Growth, it seems, is coming back.
IDBI Capital framed the financial sector plainly, titling its banking section “Steady credit growth; key focus on MSME stress & NIM.” Anand Rathi went broader, headlining its preview “Growth Revival on the Cards Amid Continued Uncertainty.” Read together, the two views rhyme far more than they clash — and that consensus is worth paying attention to.
Banks: Credit Is Accelerating
Both houses see system credit growth firming up. IDBI Capital pegged it at roughly 12–13% YoY, with an elevated credit-deposit ratio of nearly 83% keeping funding costs sticky and NIMs range-bound as repo-cut transmission slowly filters through lending yields. Anand Rathi sees growth improving to about 13.9% YoY, up from 12.4% in the December quarter, and expects public sector banks to outpace private peers on growth, margins and asset quality.
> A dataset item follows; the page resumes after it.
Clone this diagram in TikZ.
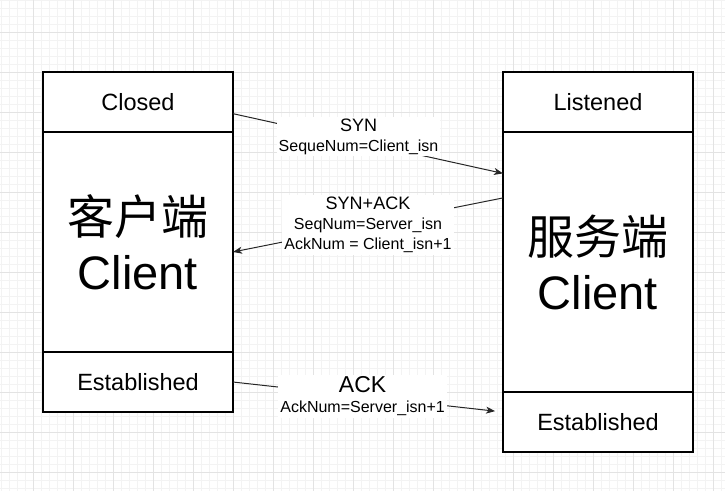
\documentclass[tikz,border=0pt]{standalone}
\usepackage{fontspec}
\setmainfont{Liberation Sans}
\newfontfamily\cjk{Noto Sans CJK SC}
\usetikzlibrary{positioning,arrows.meta}
\definecolor{gridminor}{HTML}{F3F3F3}
\definecolor{gridmajor}{HTML}{E3E3E3}

\begin{document}
\begin{tikzpicture}[
        x=1pt, y=-1pt,
        cell/.style={rectangle, draw, line width=1.3pt, fill=white, minimum width=190pt, outer sep=0pt, inner sep=0pt, font=\fontsize{23.5}{28}\selectfont},
        big/.style={font=\fontsize{47}{55}\selectfont, align=center},
        msg/.style={draw, line width=1pt, black!85, -{Stealth[length=9pt, width=7pt, inset=2.5pt]}},
        elabel/.style={fill=white, inner sep=2pt, align=center, text=black, font=\fontsize{16}{20}\selectfont}
    ]
        \useasboundingbox (0,0) rectangle (725,491);

        % Background grid
        \foreach \x in {1,9,...,721} \draw[gridminor] (\x,0) -- (\x,491);
        \foreach \y in {0,8,...,488} \draw[gridminor] (0,\y) -- (725,\y);
        \foreach \x in {33,73,...,713} \draw[gridmajor] (\x,0) -- (\x,491);
        \foreach \y in {32,72,...,472} \draw[gridmajor] (0,\y) -- (725,\y);

        % Client side
        \node[cell, minimum height=60pt] (closed) at (138,102) {Closed};
        \node[cell, minimum height=220pt, below=0pt of closed, big] (client) {{\cjk 客户端}\\Client};
        \node[cell, minimum height=60pt, below=0pt of client] (cest) {Established};

        % Server side
        \node[cell, minimum height=60pt] (listened) at (598,102) {Listened};
        \node[cell, minimum height=260pt, below=0pt of listened, big] (server) {{\cjk 服务端}\\Client};
        \node[cell, minimum height=60pt, below=0pt of server] (sest) {Established};

        % Handshake messages
        % SYN
        \draw[msg] (closed.-7.2) -- node[elabel, pos=0.465, yshift=5pt] {{\fontsize{18}{20}\selectfont SYN}\\SequeNum=Client\_isn} (server.137.2);

        % SYN+ACK
        \draw[msg] (server.146) -- node[elabel, pos=0.5] {{\fontsize{18}{20}\selectfont SYN+ACK}\\SeqNum=Server\_isn\\AckNum = Client\_isn+1} (client.-6.6);

        % ACK
        \draw[msg, shorten >=8pt] (cest.east) -- node[elabel, pos=0.48] {{\fontsize{23}{24}\selectfont ACK}\\AckNum=Server\_isn+1} (sest.174);

    \end{tikzpicture}
\end{document}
Axis Bank, Federal Bank and City Union Bank surface as preferred names across the two reports.
Autos and Consumer: The GST Cut Is Working
Anand Rathi expects a punchy ~23% YoY revenue jump for its auto coverage, led by TVS Motor, Bajaj Auto and Maruti — fuelled by GST cuts, replacement demand, premiumisation and a pickup in infra and mining capex. As Anand Rathi put it, growth was aided by “production numbers, premiumisation, price hikes and early buying before further price hikes.” EBITDA margin stays broadly flat as higher input costs offset lower discounts. Consumer retail is similarly upbeat at ~18% aggregate revenue growth, with value retail and jewellery riding a roughly 79% YoY surge in gold prices.
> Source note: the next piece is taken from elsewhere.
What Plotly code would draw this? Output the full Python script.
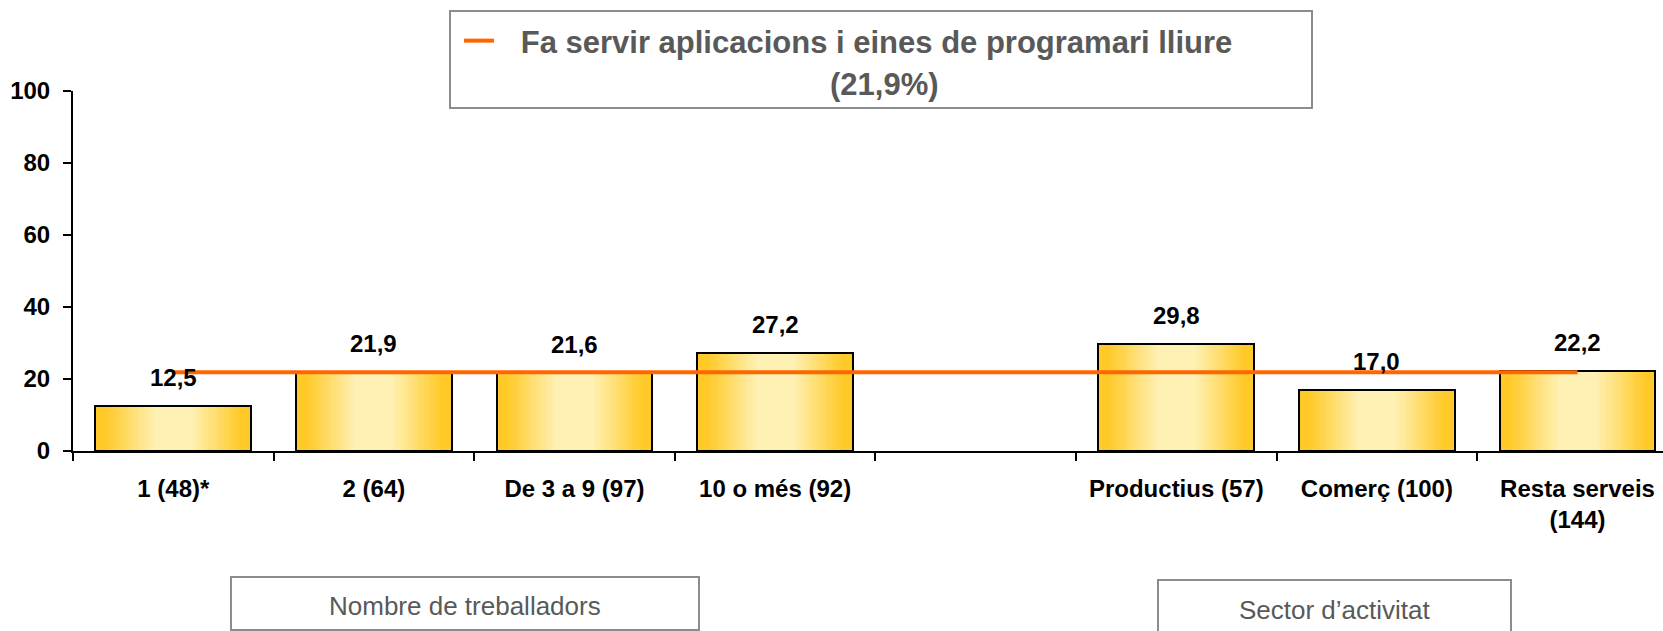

Metals: Steel Prices Snap Back
Both brokerages flag the same tailwind — domestic HRC prices rebounding around 30% off their December lows toward ₹59,500 a tonne, driving sequential EBITDA-per-tonne expansion despite costlier coking coal. IDBI Capital stays cautious on valuation, noting that “elevated valuations limit the upside potential,” and maintains a Neutral stance on the sector. Anand Rathi is more constructive, with Tata Steel, Lloyds Metals and IMFA among its top picks.
IT: Soft Top Line, Steady Margins
IT is the cautious corner — muted near-term growth, with margins held up by rupee depreciation and cost control. The structural story both houses lean on is AI: a $300–400 billion services market by 2030 that Anand Rathi argues consensus has not yet priced in, positioning scaled Indian IT players as the execution and governance layer for enterprise AI.
The Common Thread: The War in the Price
Chemicals, aviation, hotels, infrastructure and FMCG all carry the same asterisk — the West Asia conflict. Anand Rathi captured it crisply for chemicals under the heading “Navigating the Fault Lines” — a steady January-February, a disrupted March, and a fuller cost flow-through expected only in Q1FY27. IDBI Capital echoed the logistical drag across capital goods and specialty chemicals, repeatedly noting the Middle East crisis as a swing factor.
Demand is genuinely reviving across autos, banks, building materials and retail. But the war-driven cost wave is largely a next-quarter problem. Q4FY26, for now, is the calm before that test — strong on demand, with the real margin reckoning still ahead.